* Start Available data *
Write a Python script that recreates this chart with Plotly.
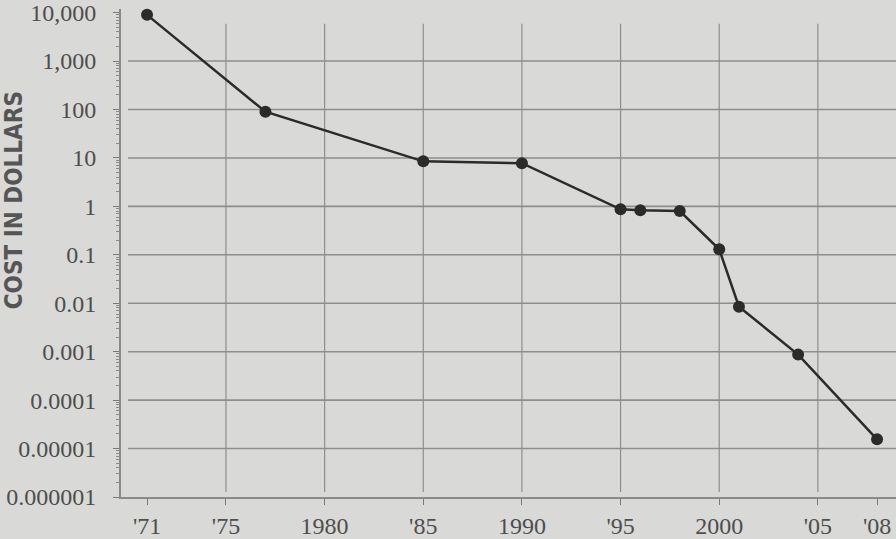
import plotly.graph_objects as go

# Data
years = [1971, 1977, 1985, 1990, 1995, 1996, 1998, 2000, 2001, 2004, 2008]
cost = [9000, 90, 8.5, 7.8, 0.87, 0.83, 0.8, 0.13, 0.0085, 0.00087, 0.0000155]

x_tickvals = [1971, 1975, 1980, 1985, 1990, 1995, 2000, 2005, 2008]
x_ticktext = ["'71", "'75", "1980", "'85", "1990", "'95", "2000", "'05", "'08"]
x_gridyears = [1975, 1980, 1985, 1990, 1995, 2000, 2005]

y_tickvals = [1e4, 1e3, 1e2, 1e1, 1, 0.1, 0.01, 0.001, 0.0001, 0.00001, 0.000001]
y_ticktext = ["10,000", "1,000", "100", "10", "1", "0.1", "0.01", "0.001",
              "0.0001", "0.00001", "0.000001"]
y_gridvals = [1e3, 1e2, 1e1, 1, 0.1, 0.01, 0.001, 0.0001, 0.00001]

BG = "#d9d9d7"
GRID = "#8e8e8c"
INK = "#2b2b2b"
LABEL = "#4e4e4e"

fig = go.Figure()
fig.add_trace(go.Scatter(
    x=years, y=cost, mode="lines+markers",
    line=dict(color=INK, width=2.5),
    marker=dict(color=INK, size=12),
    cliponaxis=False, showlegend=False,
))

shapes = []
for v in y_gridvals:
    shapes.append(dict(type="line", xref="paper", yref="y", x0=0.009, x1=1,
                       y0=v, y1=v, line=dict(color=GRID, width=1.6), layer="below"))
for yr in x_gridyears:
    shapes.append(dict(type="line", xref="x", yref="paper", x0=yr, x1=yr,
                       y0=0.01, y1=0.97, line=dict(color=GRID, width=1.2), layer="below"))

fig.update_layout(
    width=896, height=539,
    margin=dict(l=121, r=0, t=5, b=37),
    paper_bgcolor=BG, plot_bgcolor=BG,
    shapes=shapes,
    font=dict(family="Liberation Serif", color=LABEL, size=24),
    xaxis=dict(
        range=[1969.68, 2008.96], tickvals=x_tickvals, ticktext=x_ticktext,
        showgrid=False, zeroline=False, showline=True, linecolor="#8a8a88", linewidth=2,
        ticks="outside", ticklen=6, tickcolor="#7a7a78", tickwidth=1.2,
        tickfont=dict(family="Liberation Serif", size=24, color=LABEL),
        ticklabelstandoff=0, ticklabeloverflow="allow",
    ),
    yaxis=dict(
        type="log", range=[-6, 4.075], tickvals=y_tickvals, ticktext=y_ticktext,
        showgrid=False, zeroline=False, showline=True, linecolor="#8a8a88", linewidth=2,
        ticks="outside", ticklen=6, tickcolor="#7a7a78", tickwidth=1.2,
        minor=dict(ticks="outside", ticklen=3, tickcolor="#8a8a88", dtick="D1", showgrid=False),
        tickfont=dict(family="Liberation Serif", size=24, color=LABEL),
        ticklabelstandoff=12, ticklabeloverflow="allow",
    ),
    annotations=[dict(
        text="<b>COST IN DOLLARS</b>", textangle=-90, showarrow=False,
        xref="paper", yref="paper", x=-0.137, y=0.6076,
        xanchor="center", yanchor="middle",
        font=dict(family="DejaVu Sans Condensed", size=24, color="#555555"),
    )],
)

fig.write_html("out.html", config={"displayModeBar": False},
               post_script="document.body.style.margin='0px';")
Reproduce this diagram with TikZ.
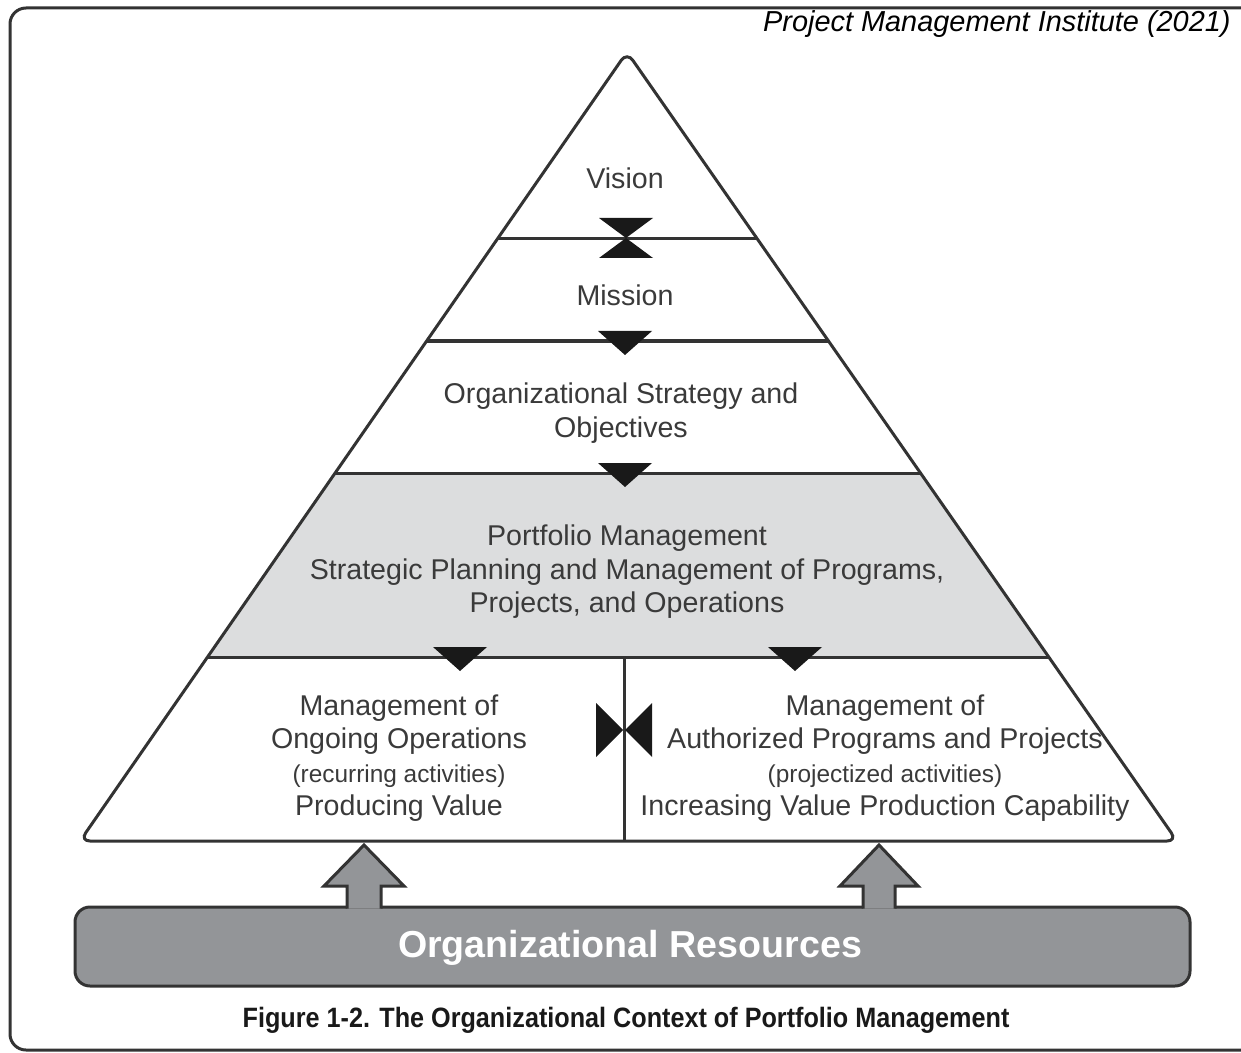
* End Available data *
Please quote exactly the run of lines that starts the entries and ends at the line containing "x_gridyears = [1975, 1980, 1985, 1990, 1995, 2000, 2005]", leaving out every picture.

Write a Python script that recreates this chart with Plotly.
import plotly.graph_objects as go

# Data
years = [1971, 1977, 1985, 1990, 1995, 1996, 1998, 2000, 2001, 2004, 2008]
cost = [9000, 90, 8.5, 7.8, 0.87, 0.83, 0.8, 0.13, 0.0085, 0.00087, 0.0000155]

x_tickvals = [1971, 1975, 1980, 1985, 1990, 1995, 2000, 2005, 2008]
x_ticktext = ["'71", "'75", "1980", "'85", "1990", "'95", "2000", "'05", "'08"]
x_gridyears = [1975, 1980, 1985, 1990, 1995, 2000, 2005]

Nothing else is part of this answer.